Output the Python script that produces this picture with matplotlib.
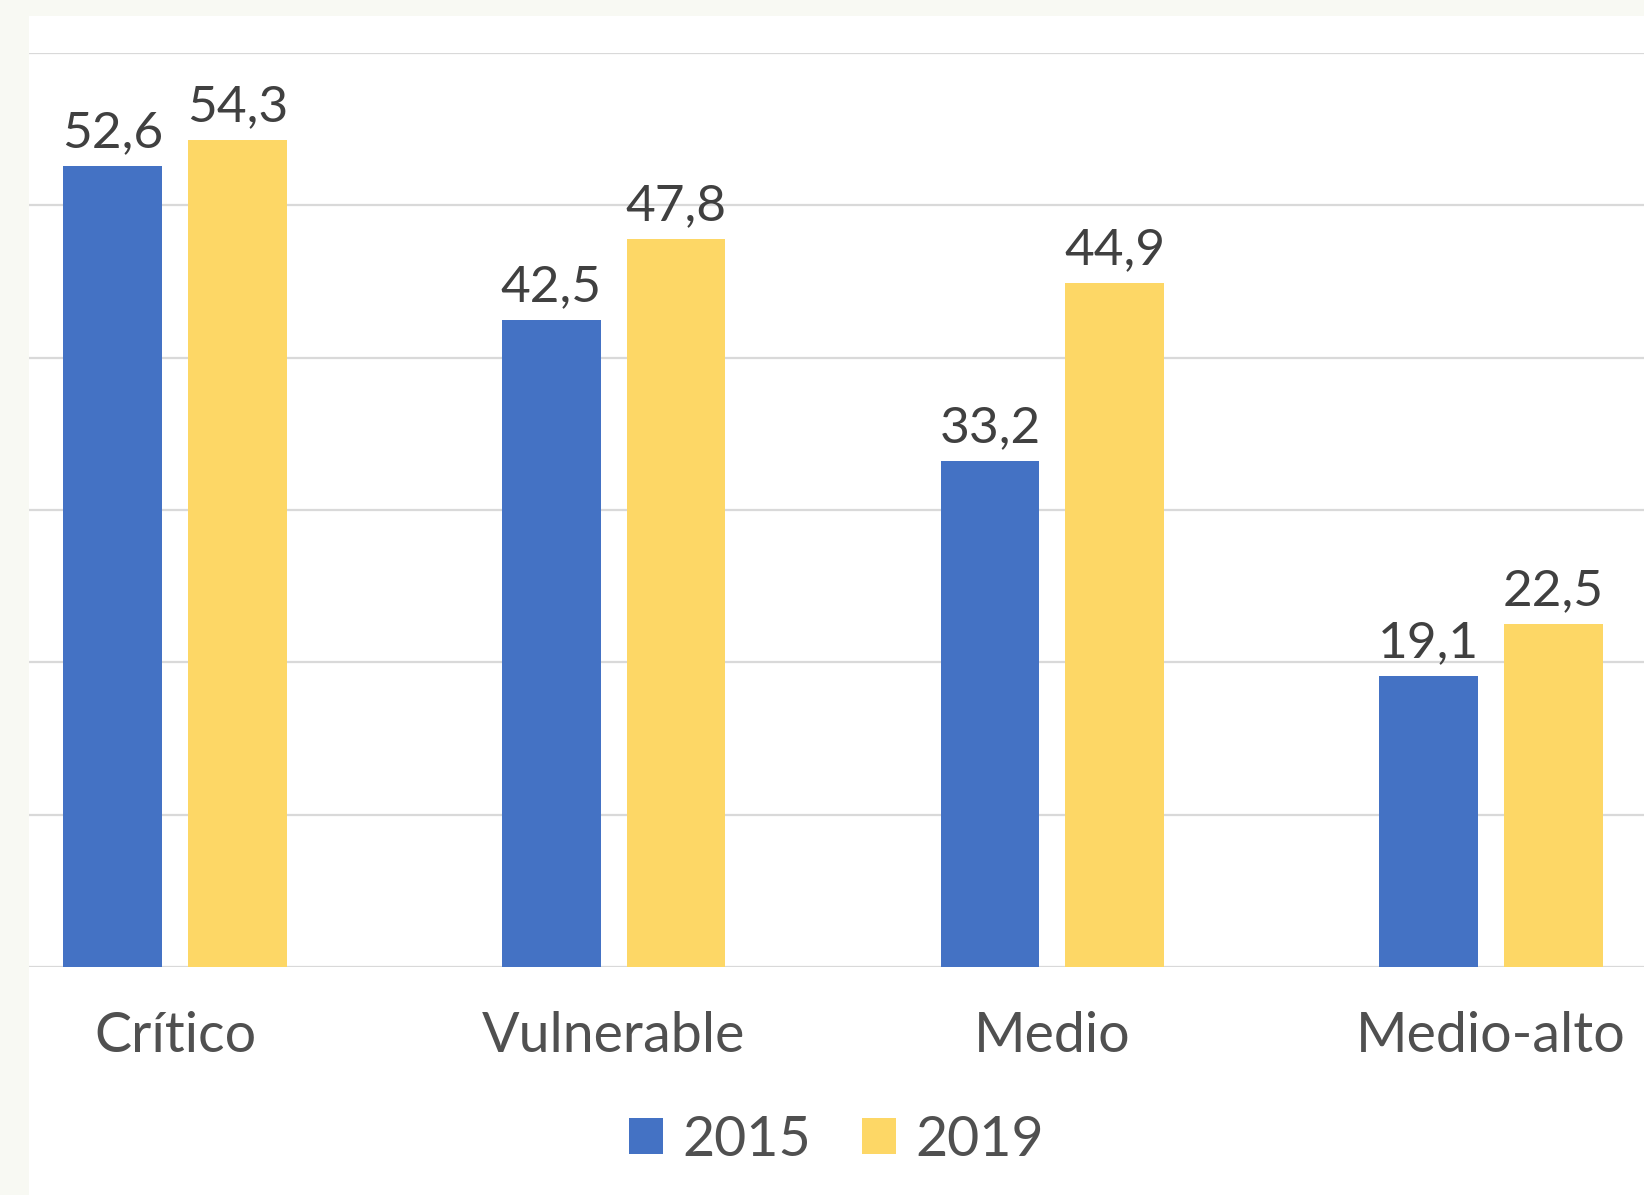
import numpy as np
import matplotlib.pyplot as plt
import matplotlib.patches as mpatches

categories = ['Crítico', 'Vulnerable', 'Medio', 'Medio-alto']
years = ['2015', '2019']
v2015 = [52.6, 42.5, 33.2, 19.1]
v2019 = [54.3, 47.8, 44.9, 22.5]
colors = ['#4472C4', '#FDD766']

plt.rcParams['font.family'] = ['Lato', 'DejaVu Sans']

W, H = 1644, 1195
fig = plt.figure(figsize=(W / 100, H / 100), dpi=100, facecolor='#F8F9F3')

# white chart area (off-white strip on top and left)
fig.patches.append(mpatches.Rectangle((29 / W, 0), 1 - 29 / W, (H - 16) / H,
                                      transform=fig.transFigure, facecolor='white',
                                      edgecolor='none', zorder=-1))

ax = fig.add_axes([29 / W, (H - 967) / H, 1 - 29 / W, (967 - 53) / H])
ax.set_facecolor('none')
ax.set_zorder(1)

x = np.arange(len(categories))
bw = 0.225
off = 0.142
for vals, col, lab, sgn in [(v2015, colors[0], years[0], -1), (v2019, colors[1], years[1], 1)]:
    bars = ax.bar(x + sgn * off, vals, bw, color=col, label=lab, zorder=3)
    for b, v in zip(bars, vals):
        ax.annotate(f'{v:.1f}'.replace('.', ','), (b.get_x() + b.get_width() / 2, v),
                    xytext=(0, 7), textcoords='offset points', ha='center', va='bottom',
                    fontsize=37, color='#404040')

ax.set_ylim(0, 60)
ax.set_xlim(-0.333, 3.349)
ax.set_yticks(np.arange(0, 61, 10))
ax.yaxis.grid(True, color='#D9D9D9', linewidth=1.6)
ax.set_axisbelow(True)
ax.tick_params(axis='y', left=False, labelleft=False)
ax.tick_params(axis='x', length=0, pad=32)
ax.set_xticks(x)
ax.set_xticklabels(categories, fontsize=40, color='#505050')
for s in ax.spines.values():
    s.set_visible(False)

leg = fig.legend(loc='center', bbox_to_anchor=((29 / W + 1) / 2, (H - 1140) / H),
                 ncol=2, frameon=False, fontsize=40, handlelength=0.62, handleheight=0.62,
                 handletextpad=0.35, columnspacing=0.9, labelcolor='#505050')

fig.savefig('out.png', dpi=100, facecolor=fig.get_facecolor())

- **Task directions**
From the first line of the listing above, repeat every line through the one holding "s.set_visible(False)". Both ends count, and pictures stay out.

- **Task output**
Output the Python script that produces this picture with matplotlib.
import numpy as np
import matplotlib.pyplot as plt
import matplotlib.patches as mpatches

categories = ['Crítico', 'Vulnerable', 'Medio', 'Medio-alto']
years = ['2015', '2019']
v2015 = [52.6, 42.5, 33.2, 19.1]
v2019 = [54.3, 47.8, 44.9, 22.5]
colors = ['#4472C4', '#FDD766']

plt.rcParams['font.family'] = ['Lato', 'DejaVu Sans']

W, H = 1644, 1195
fig = plt.figure(figsize=(W / 100, H / 100), dpi=100, facecolor='#F8F9F3')

# white chart area (off-white strip on top and left)
fig.patches.append(mpatches.Rectangle((29 / W, 0), 1 - 29 / W, (H - 16) / H,
                                      transform=fig.transFigure, facecolor='white',
                                      edgecolor='none', zorder=-1))

ax = fig.add_axes([29 / W, (H - 967) / H, 1 - 29 / W, (967 - 53) / H])
ax.set_facecolor('none')
ax.set_zorder(1)

x = np.arange(len(categories))
bw = 0.225
off = 0.142
for vals, col, lab, sgn in [(v2015, colors[0], years[0], -1), (v2019, colors[1], years[1], 1)]:
    bars = ax.bar(x + sgn * off, vals, bw, color=col, label=lab, zorder=3)
    for b, v in zip(bars, vals):
        ax.annotate(f'{v:.1f}'.replace('.', ','), (b.get_x() + b.get_width() / 2, v),
                    xytext=(0, 7), textcoords='offset points', ha='center', va='bottom',
                    fontsize=37, color='#404040')

ax.set_ylim(0, 60)
ax.set_xlim(-0.333, 3.349)
ax.set_yticks(np.arange(0, 61, 10))
ax.yaxis.grid(True, color='#D9D9D9', linewidth=1.6)
ax.set_axisbelow(True)
ax.tick_params(axis='y', left=False, labelleft=False)
ax.tick_params(axis='x', length=0, pad=32)
ax.set_xticks(x)
ax.set_xticklabels(categories, fontsize=40, color='#505050')
for s in ax.spines.values():
    s.set_visible(False)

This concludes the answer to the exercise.